# EXERCISE DESCRIPTION:
Repeat what the lines below say, word for word, and skip every image.

# SOURCE RECORDS:
** begin **
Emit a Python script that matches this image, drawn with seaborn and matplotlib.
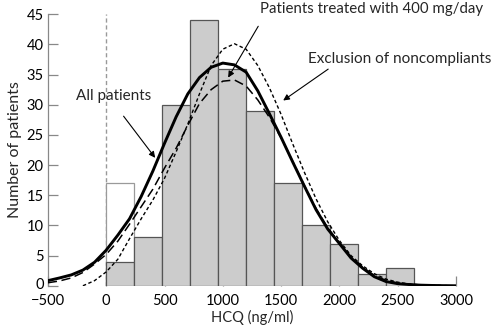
import numpy as np
import pandas as pd
import matplotlib
matplotlib.use("Agg")
import matplotlib.pyplot as plt
import matplotlib.transforms as mtransforms
import seaborn as sns

# Histogram data (bin width 240 ng/ml)
bin_edges = [0, 240, 480, 720, 960, 1200, 1440, 1680, 1920, 2160, 2400, 2640]
counts = [4, 8, 30, 44, 36, 29, 17, 10, 7, 2, 3]
open_bar_edges = [0, 240]
open_bar_count = [17]

# Fitted curves
curve_x = [-500, -400, -300, -200, -100, 0, 100, 200, 300, 400, 500, 600, 700, 800,
           900, 1000, 1100, 1200, 1300, 1400, 1500, 1600, 1700, 1800, 1900, 2000,
           2100, 2200, 2300, 2400, 2500, 2600, 2700, 2800, 2900, 3000]
all_patients = [0.85, 1.3, 1.8, 2.6, 3.9, 5.9, 8.4, 11.1, 14.8, 19.0, 23.6, 28.0, 31.8,
                34.5, 36.2, 36.9, 36.6, 35.4, 32.3, 28.5, 24.6, 20.5, 16.5, 12.6, 9.4,
                7.0, 4.6, 2.9, 1.5, 0.7, 0.35, 0.2, 0.1, 0.05, 0.02, 0.0]
treated_400 = [0.5, 0.8, 1.3, 2.2, 3.6, 5.2, 7.4, 10.2, 13.1, 16.0, 19.5, 22.8, 26.6,
               30.2, 32.5, 33.9, 34.1, 33.1, 30.8, 27.9, 24.5, 20.6, 16.6, 12.8, 9.6,
               7.1, 4.8, 3.1, 1.7, 0.9, 0.45, 0.25, 0.12, 0.06, 0.03, 0.0]
excl_x = curve_x[3:]
excl_noncompliant = [0.0, 0.85, 2.3, 4.4, 7.8, 11.1, 14.2, 17.8, 22.2, 26.8, 31.8, 36.5,
                     39.2, 40.1, 39.2, 36.5, 32.8, 28.4, 23.5, 18.8, 14.4, 10.6, 7.5,
                     5.0, 3.3, 2.0, 1.1, 0.6, 0.3, 0.15, 0.07, 0.03, 0.0]

x_ticks = [-500, 0, 500, 1000, 1500, 2000, 2500, 3000]
y_ticks = [0, 5, 10, 15, 20, 25, 30, 35, 40, 45]

sns.set_style("ticks")
plt.rcParams['font.family'] = ['Lato', 'DejaVu Sans']

fig = plt.figure(figsize=(4.94, 3.30), dpi=100)
ax = fig.add_axes([0.097, 0.134, 0.826, 0.823])

centers = [(a + b) / 2 for a, b in zip(bin_edges[:-1], bin_edges[1:])]
hist_df = pd.DataFrame({"x": centers, "w": counts})
open_df = pd.DataFrame({"x": [(open_bar_edges[0] + open_bar_edges[1]) / 2], "w": open_bar_count})

sns.histplot(data=open_df, x="x", weights="w", bins=open_bar_edges, ax=ax,
             color="white", edgecolor="#9a9a9a", linewidth=0.9, alpha=1, zorder=1)
sns.histplot(data=hist_df, x="x", weights="w", bins=bin_edges, ax=ax,
             color="#cccccc", edgecolor="#555555", linewidth=0.9, alpha=1, zorder=2)

ax.axvline(0, ymin=0, ymax=1, color="#999999", lw=1.0, ls=(0, (3, 2)), zorder=0)

sns.lineplot(x=curve_x, y=all_patients, ax=ax, color="black", lw=2.1, zorder=5)
sns.lineplot(x=curve_x, y=treated_400, ax=ax, color="black", lw=1.1, zorder=4)
ax.lines[-1].set_dashes([6, 3])
sns.lineplot(x=excl_x, y=excl_noncompliant, ax=ax, color="black", lw=1.0, zorder=4)
ax.lines[-1].set_dashes([2.5, 1.8])

ax.set_xlim(-500, 3000)
ax.set_ylim(0, 45)
ax.set_xticks(x_ticks)
ax.set_yticks(y_ticks)
ax.set_xticklabels(["\u2212500"] + [str(t) for t in x_ticks[1:]])
ax.tick_params(direction="in", length=7, width=0.9, color="#888888",
               labelsize=10.5, labelcolor="black")
ax.tick_params(axis="x", pad=6)
ax.tick_params(axis="y", pad=3)
# lift the "0" y label slightly so it clears the "-500" x label
lift = mtransforms.ScaledTranslation(0, 2 / 72, fig.dpi_scale_trans)
ylab0 = ax.get_yticklabels()[0]
ylab0.set_transform(ylab0.get_transform() + lift)
for s in ["top", "right", "bottom"]:
    ax.spines[s].set_visible(False)
ax.spines["left"].set_color("#888888")
ax.spines["left"].set_linewidth(0.9)
ax.set_xlabel("HCQ (ng/ml)", fontsize=10.5, labelpad=1)
ax.set_ylabel("Number of patients", fontsize=11.5, labelpad=3)

arrow = dict(arrowstyle="-|>", color="black", lw=0.8, mutation_scale=9,
             shrinkA=0, shrinkB=0)
ax.annotate("All patients", xy=(0, 0), xytext=(67, 31.4), fontsize=11,
            ha="center", va="center")
ax.annotate("", xy=(420, 21.2), xytext=(149, 28.1), arrowprops=arrow)
ax.annotate("Patients treated with 400 mg/day", xy=(0, 0), xytext=(2275, 45.8),
            fontsize=10.8, ha="center", va="center", annotation_clip=False)
ax.annotate("", xy=(1046, 34.5), xytext=(1304, 43.0), arrowprops=arrow)
ax.annotate("Exclusion of noncompliants", xy=(0, 0), xytext=(2520, 37.6),
            fontsize=11, ha="center", va="center", annotation_clip=False)
ax.annotate("", xy=(1518, 30.7), xytext=(1904, 35.9), arrowprops=arrow)

fig.savefig("out.png", dpi=100)
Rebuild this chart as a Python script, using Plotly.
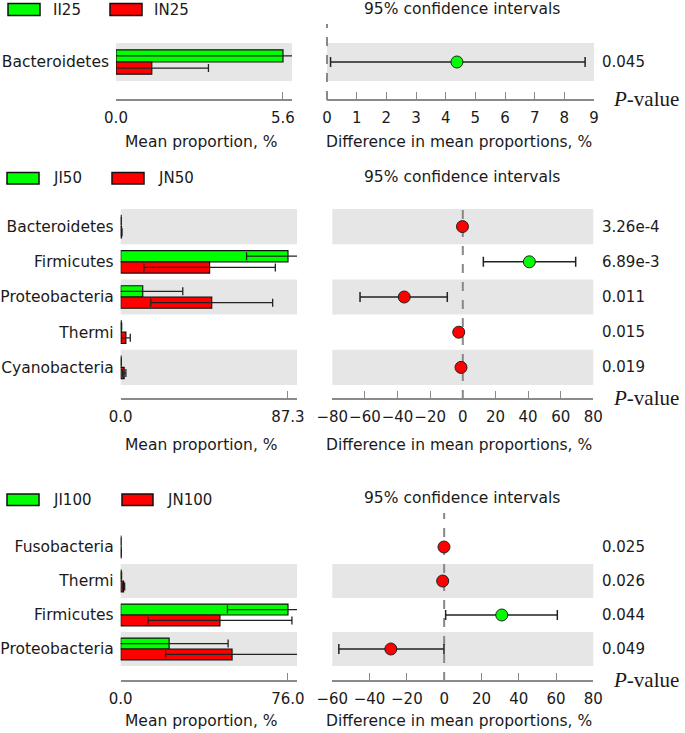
** end **
# ANSWER FOR THE TASK:
Emit a Python script that matches this image, drawn with seaborn and matplotlib.
import numpy as np
import pandas as pd
import matplotlib
matplotlib.use("Agg")
import matplotlib.pyplot as plt
import matplotlib.transforms as mtransforms
import seaborn as sns

# Histogram data (bin width 240 ng/ml)
bin_edges = [0, 240, 480, 720, 960, 1200, 1440, 1680, 1920, 2160, 2400, 2640]
counts = [4, 8, 30, 44, 36, 29, 17, 10, 7, 2, 3]
open_bar_edges = [0, 240]
open_bar_count = [17]

# Fitted curves
curve_x = [-500, -400, -300, -200, -100, 0, 100, 200, 300, 400, 500, 600, 700, 800,
           900, 1000, 1100, 1200, 1300, 1400, 1500, 1600, 1700, 1800, 1900, 2000,
           2100, 2200, 2300, 2400, 2500, 2600, 2700, 2800, 2900, 3000]
all_patients = [0.85, 1.3, 1.8, 2.6, 3.9, 5.9, 8.4, 11.1, 14.8, 19.0, 23.6, 28.0, 31.8,
                34.5, 36.2, 36.9, 36.6, 35.4, 32.3, 28.5, 24.6, 20.5, 16.5, 12.6, 9.4,
                7.0, 4.6, 2.9, 1.5, 0.7, 0.35, 0.2, 0.1, 0.05, 0.02, 0.0]
treated_400 = [0.5, 0.8, 1.3, 2.2, 3.6, 5.2, 7.4, 10.2, 13.1, 16.0, 19.5, 22.8, 26.6,
               30.2, 32.5, 33.9, 34.1, 33.1, 30.8, 27.9, 24.5, 20.6, 16.6, 12.8, 9.6,
               7.1, 4.8, 3.1, 1.7, 0.9, 0.45, 0.25, 0.12, 0.06, 0.03, 0.0]
excl_x = curve_x[3:]
excl_noncompliant = [0.0, 0.85, 2.3, 4.4, 7.8, 11.1, 14.2, 17.8, 22.2, 26.8, 31.8, 36.5,
                     39.2, 40.1, 39.2, 36.5, 32.8, 28.4, 23.5, 18.8, 14.4, 10.6, 7.5,
                     5.0, 3.3, 2.0, 1.1, 0.6, 0.3, 0.15, 0.07, 0.03, 0.0]

x_ticks = [-500, 0, 500, 1000, 1500, 2000, 2500, 3000]
y_ticks = [0, 5, 10, 15, 20, 25, 30, 35, 40, 45]

sns.set_style("ticks")
plt.rcParams['font.family'] = ['Lato', 'DejaVu Sans']

fig = plt.figure(figsize=(4.94, 3.30), dpi=100)
ax = fig.add_axes([0.097, 0.134, 0.826, 0.823])

centers = [(a + b) / 2 for a, b in zip(bin_edges[:-1], bin_edges[1:])]
hist_df = pd.DataFrame({"x": centers, "w": counts})
open_df = pd.DataFrame({"x": [(open_bar_edges[0] + open_bar_edges[1]) / 2], "w": open_bar_count})

sns.histplot(data=open_df, x="x", weights="w", bins=open_bar_edges, ax=ax,
             color="white", edgecolor="#9a9a9a", linewidth=0.9, alpha=1, zorder=1)
sns.histplot(data=hist_df, x="x", weights="w", bins=bin_edges, ax=ax,
             color="#cccccc", edgecolor="#555555", linewidth=0.9, alpha=1, zorder=2)

ax.axvline(0, ymin=0, ymax=1, color="#999999", lw=1.0, ls=(0, (3, 2)), zorder=0)

sns.lineplot(x=curve_x, y=all_patients, ax=ax, color="black", lw=2.1, zorder=5)
sns.lineplot(x=curve_x, y=treated_400, ax=ax, color="black", lw=1.1, zorder=4)
ax.lines[-1].set_dashes([6, 3])
sns.lineplot(x=excl_x, y=excl_noncompliant, ax=ax, color="black", lw=1.0, zorder=4)
ax.lines[-1].set_dashes([2.5, 1.8])

ax.set_xlim(-500, 3000)
ax.set_ylim(0, 45)
ax.set_xticks(x_ticks)
ax.set_yticks(y_ticks)
ax.set_xticklabels(["\u2212500"] + [str(t) for t in x_ticks[1:]])
ax.tick_params(direction="in", length=7, width=0.9, color="#888888",
               labelsize=10.5, labelcolor="black")
ax.tick_params(axis="x", pad=6)
ax.tick_params(axis="y", pad=3)
# lift the "0" y label slightly so it clears the "-500" x label
lift = mtransforms.ScaledTranslation(0, 2 / 72, fig.dpi_scale_trans)
ylab0 = ax.get_yticklabels()[0]
ylab0.set_transform(ylab0.get_transform() + lift)
for s in ["top", "right", "bottom"]:
    ax.spines[s].set_visible(False)
ax.spines["left"].set_color("#888888")
ax.spines["left"].set_linewidth(0.9)
ax.set_xlabel("HCQ (ng/ml)", fontsize=10.5, labelpad=1)
ax.set_ylabel("Number of patients", fontsize=11.5, labelpad=3)

arrow = dict(arrowstyle="-|>", color="black", lw=0.8, mutation_scale=9,
             shrinkA=0, shrinkB=0)
ax.annotate("All patients", xy=(0, 0), xytext=(67, 31.4), fontsize=11,
            ha="center", va="center")
ax.annotate("", xy=(420, 21.2), xytext=(149, 28.1), arrowprops=arrow)
ax.annotate("Patients treated with 400 mg/day", xy=(0, 0), xytext=(2275, 45.8),
            fontsize=10.8, ha="center", va="center", annotation_clip=False)
ax.annotate("", xy=(1046, 34.5), xytext=(1304, 43.0), arrowprops=arrow)
ax.annotate("Exclusion of noncompliants", xy=(0, 0), xytext=(2520, 37.6),
            fontsize=11, ha="center", va="center", annotation_clip=False)
ax.annotate("", xy=(1518, 30.7), xytext=(1904, 35.9), arrowprops=arrow)

fig.savefig("out.png", dpi=100)
Rebuild this chart as a Python script, using Plotly.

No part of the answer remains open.